Actress/Spa Owner’s Weight Loss + Mental Health journey. Battle w/being bbw +anxiety/ptsd/depression



https://etsy.me/39Tzp2Z

I am down 15.8 pounds 🥳🎊

I have so much more to lose, but I’m not giving up. It’s extra hard because this is the day and age of liposuction, bbl’s, etc. I feel like I owe it to my body to go the natural route.

My weight gain came from years of molestation as a child and sexual assault as an adult. Those violations on my body were extremely traumatic.

As a young girl suffering from incest, as well as verbal/physical/emotional abuse, I coped by eating and cutting myself.

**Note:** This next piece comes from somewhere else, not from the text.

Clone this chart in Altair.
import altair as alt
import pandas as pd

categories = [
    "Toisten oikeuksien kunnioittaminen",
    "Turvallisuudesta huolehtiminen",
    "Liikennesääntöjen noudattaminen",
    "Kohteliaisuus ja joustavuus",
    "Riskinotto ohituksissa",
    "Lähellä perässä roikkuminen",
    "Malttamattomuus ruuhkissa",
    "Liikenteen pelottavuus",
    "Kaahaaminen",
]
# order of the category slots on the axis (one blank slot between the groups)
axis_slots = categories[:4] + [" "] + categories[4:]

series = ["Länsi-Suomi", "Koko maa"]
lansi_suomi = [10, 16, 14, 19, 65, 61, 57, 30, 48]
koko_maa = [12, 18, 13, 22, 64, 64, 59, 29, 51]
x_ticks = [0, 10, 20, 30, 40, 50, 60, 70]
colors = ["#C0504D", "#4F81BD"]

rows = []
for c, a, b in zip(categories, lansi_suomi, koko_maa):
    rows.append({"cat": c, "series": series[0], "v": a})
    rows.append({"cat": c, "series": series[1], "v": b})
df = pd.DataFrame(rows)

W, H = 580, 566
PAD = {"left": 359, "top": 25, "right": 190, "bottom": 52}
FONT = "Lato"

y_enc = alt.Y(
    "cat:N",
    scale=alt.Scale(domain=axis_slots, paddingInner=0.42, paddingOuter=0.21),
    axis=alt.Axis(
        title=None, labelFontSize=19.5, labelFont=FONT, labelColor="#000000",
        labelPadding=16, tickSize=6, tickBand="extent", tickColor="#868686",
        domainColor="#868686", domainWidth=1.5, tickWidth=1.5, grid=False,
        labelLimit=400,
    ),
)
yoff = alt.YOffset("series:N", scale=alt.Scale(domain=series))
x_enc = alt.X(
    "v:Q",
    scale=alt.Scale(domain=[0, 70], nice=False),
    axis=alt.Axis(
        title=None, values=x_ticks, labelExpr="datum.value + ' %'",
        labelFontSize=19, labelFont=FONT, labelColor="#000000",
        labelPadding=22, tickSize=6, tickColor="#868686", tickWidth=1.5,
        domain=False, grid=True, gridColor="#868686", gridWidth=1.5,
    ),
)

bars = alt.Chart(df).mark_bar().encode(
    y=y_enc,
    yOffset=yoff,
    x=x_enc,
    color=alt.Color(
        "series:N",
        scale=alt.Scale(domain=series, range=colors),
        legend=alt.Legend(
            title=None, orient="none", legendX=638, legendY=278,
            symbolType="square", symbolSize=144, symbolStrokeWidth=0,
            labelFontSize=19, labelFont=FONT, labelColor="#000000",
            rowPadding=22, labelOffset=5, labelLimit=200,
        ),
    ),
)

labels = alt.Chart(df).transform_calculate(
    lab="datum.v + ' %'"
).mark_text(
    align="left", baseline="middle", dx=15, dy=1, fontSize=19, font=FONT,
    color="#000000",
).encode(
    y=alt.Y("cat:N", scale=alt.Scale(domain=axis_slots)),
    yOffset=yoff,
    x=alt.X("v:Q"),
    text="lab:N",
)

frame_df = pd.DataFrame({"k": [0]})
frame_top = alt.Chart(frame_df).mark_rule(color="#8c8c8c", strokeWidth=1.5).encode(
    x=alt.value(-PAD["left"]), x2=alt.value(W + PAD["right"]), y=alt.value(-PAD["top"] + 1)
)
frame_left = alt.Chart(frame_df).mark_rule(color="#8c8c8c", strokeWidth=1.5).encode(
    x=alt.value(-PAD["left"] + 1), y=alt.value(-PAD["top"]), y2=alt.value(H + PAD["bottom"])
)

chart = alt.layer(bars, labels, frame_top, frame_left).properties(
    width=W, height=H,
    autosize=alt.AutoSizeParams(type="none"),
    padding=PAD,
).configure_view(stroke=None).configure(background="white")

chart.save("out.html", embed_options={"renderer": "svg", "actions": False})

I’d finally lost the weight but then experienced rape, twice, as an adult. Those things coupled with (normal) toxic things like haters, toxic relationships, shitty family, racism, sexism, etc. took a toll on my health.

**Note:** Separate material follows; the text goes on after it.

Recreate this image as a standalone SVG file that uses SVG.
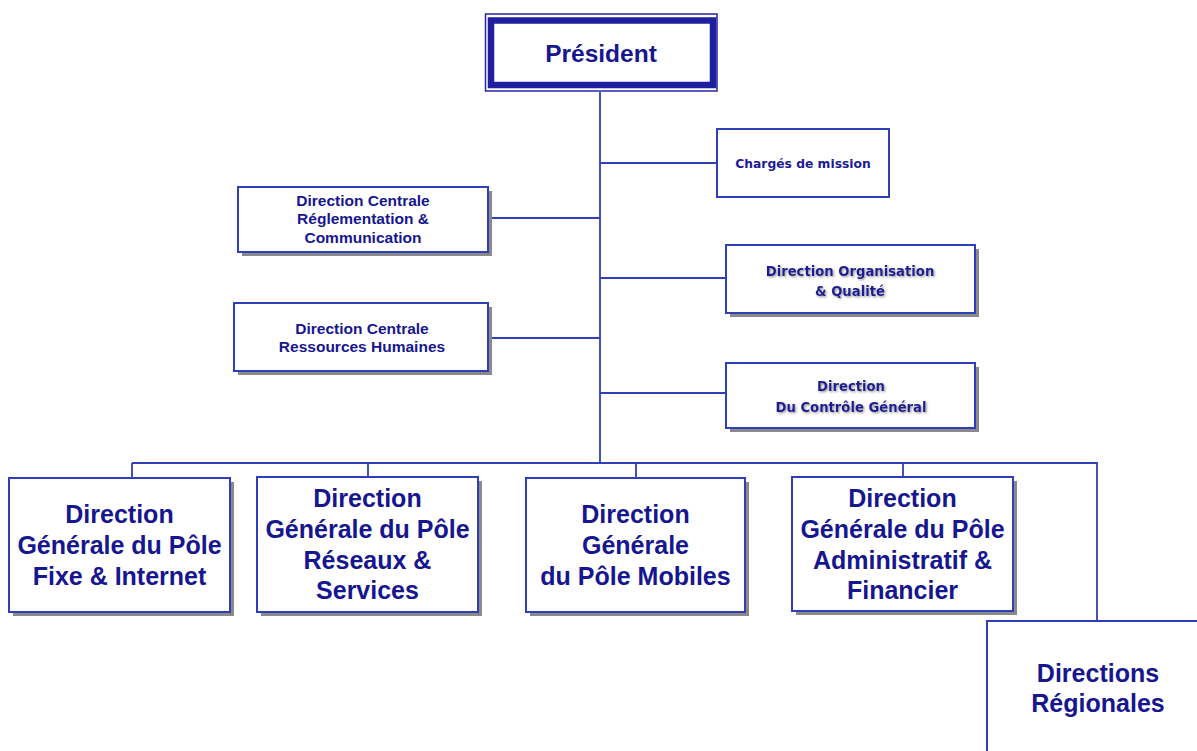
<svg xmlns="http://www.w3.org/2000/svg" width="1197" height="751" viewBox="0 0 1197 751">
<defs>
<style>
.box{fill:#ffffff;stroke:#2e3fb8;stroke-width:2}
.shadow{fill:#8a8a8a}
.ln{fill:none;stroke:#2e3fb8;stroke-width:1.8}
.t{font-family:"Liberation Sans",Arial,sans-serif;font-weight:bold;fill:#161690;text-anchor:middle}
.big{font-size:25px}
.mid{font-size:15.5px}
.v{font-family:"DejaVu Sans",Verdana,sans-serif;font-weight:bold;fill:#1c1c95;text-anchor:middle}
</style>
<filter id="ts" x="-10%" y="-30%" width="120%" height="160%">
<feDropShadow dx="1.2" dy="1.2" stdDeviation="0.8" flood-color="#777777" flood-opacity="0.8"/>
</filter>
</defs>
<rect width="1197" height="751" fill="#ffffff"/>
<g id="connectors">
<path class="ln" d="M600 92 V463"/>
<path class="ln" d="M600 163 H717"/>
<path class="ln" d="M488 218 H600"/>
<path class="ln" d="M488 338 H600"/>
<path class="ln" d="M600 278 H726"/>
<path class="ln" d="M600 393 H726"/>
<path class="ln" d="M132 463 H1097 V621"/>
<path class="ln" d="M132 463 V478"/>
<path class="ln" d="M368 463 V477"/>
<path class="ln" d="M636 463 V478"/>
<path class="ln" d="M903 463 V477"/>
</g>
<g id="president">
<rect x="485.5" y="14" width="231.5" height="77" fill="#ffffff" stroke="#2424a8" stroke-width="1.5"/>
<rect x="491" y="20.5" width="222" height="64.5" fill="none" stroke="#1f1fa0" stroke-width="6.5"/>
<text class="t" x="601" y="62" font-size="24.5">Président</text>
</g>
<g id="charges">
<rect class="box" x="717" y="129" width="172" height="68"/>
<text class="v" x="803" y="168" font-size="12.3">Chargés de mission</text>
</g>
<g id="dcrc">
<rect class="shadow" x="242" y="191" width="250" height="65"/>
<rect class="box" x="238" y="187" width="250" height="65"/>
<text class="t mid" x="363" y="205.5">Direction Centrale</text>
<text class="t mid" x="363" y="224">Réglementation &amp;</text>
<text class="t mid" x="363" y="242.5">Communication</text>
</g>
<g id="dcrh">
<rect class="shadow" x="238" y="307" width="254" height="68"/>
<rect class="box" x="234" y="303" width="254" height="68"/>
<text class="t mid" x="362" y="334">Direction Centrale</text>
<text class="t mid" x="362" y="352">Ressources Humaines</text>
</g>
<g id="organisation">
<rect class="shadow" x="730" y="249" width="249" height="68"/>
<rect class="box" x="726" y="245" width="249" height="68"/>
<g filter="url(#ts)">
<text class="v" x="850" y="276" font-size="13.2">Direction Organisation</text>
<text class="v" x="850" y="296" font-size="13.2">&amp; Qualité</text>
</g>
</g>
<g id="controle">
<rect class="shadow" x="730" y="367" width="249" height="65"/>
<rect class="box" x="726" y="363" width="249" height="65"/>
<g filter="url(#ts)">
<text class="v" x="851" y="391" font-size="13.2">Direction</text>
<text class="v" x="851" y="412" font-size="13.2">Du Contrôle Général</text>
</g>
</g>
<g id="pole-fixe">
<rect class="shadow" x="13" y="482" width="221" height="134"/>
<rect class="box" x="9" y="478" width="221" height="134"/>
<text class="t big" x="119.5" y="523">Direction</text>
<text class="t big" x="119.5" y="554">Générale du Pôle</text>
<text class="t big" x="119.5" y="585">Fixe &amp; Internet</text>
</g>
<g id="pole-reseaux">
<rect class="shadow" x="261" y="481" width="221" height="135"/>
<rect class="box" x="257" y="477" width="221" height="135"/>
<text class="t big" x="367.5" y="507">Direction</text>
<text class="t big" x="367.5" y="538">Générale du Pôle</text>
<text class="t big" x="367.5" y="569">Réseaux &amp;</text>
<text class="t big" x="367.5" y="599">Services</text>
</g>
<g id="pole-mobiles">
<rect class="shadow" x="530" y="482" width="219" height="134"/>
<rect class="box" x="526" y="478" width="219" height="134"/>
<text class="t big" x="635.5" y="523">Direction</text>
<text class="t big" x="635.5" y="554">Générale</text>
<text class="t big" x="635.5" y="585">du Pôle Mobiles</text>
</g>
<g id="pole-admin">
<rect class="shadow" x="796" y="481" width="221" height="134"/>
<rect class="box" x="792" y="477" width="221" height="134"/>
<text class="t big" x="902.5" y="507">Direction</text>
<text class="t big" x="902.5" y="538">Générale du Pôle</text>
<text class="t big" x="902.5" y="569">Administratif &amp;</text>
<text class="t big" x="902.5" y="599">Financier</text>
</g>
<g id="regionales">
<rect class="box" x="987" y="621" width="230" height="150"/>
<text class="t big" x="1098" y="682">Directions</text>
<text class="t big" x="1098" y="712">Régionales</text>
</g>
</svg>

I am not fully healed yet, and may not ever be. But I am taking a stand to get my body back and get my mental health, to an ok place.

I have a lot of weight to lose but I am proud of myself so far. My knees and back ache less, I walk a few miles before getting tired, I can walk up and down staircases, my hair is health wise, etc.

What’s keeping me on the right path is exercising and counting calories. I log each meal. I bought a scale to track my pounds. I hate being fat. I don’t like being bbw. This is not who I am supposed to be. I don’t come from an overweight family. It saddens me what I have endured and that it has come to this. People have had control over my body my entire life.

It’s time for me to take my body back.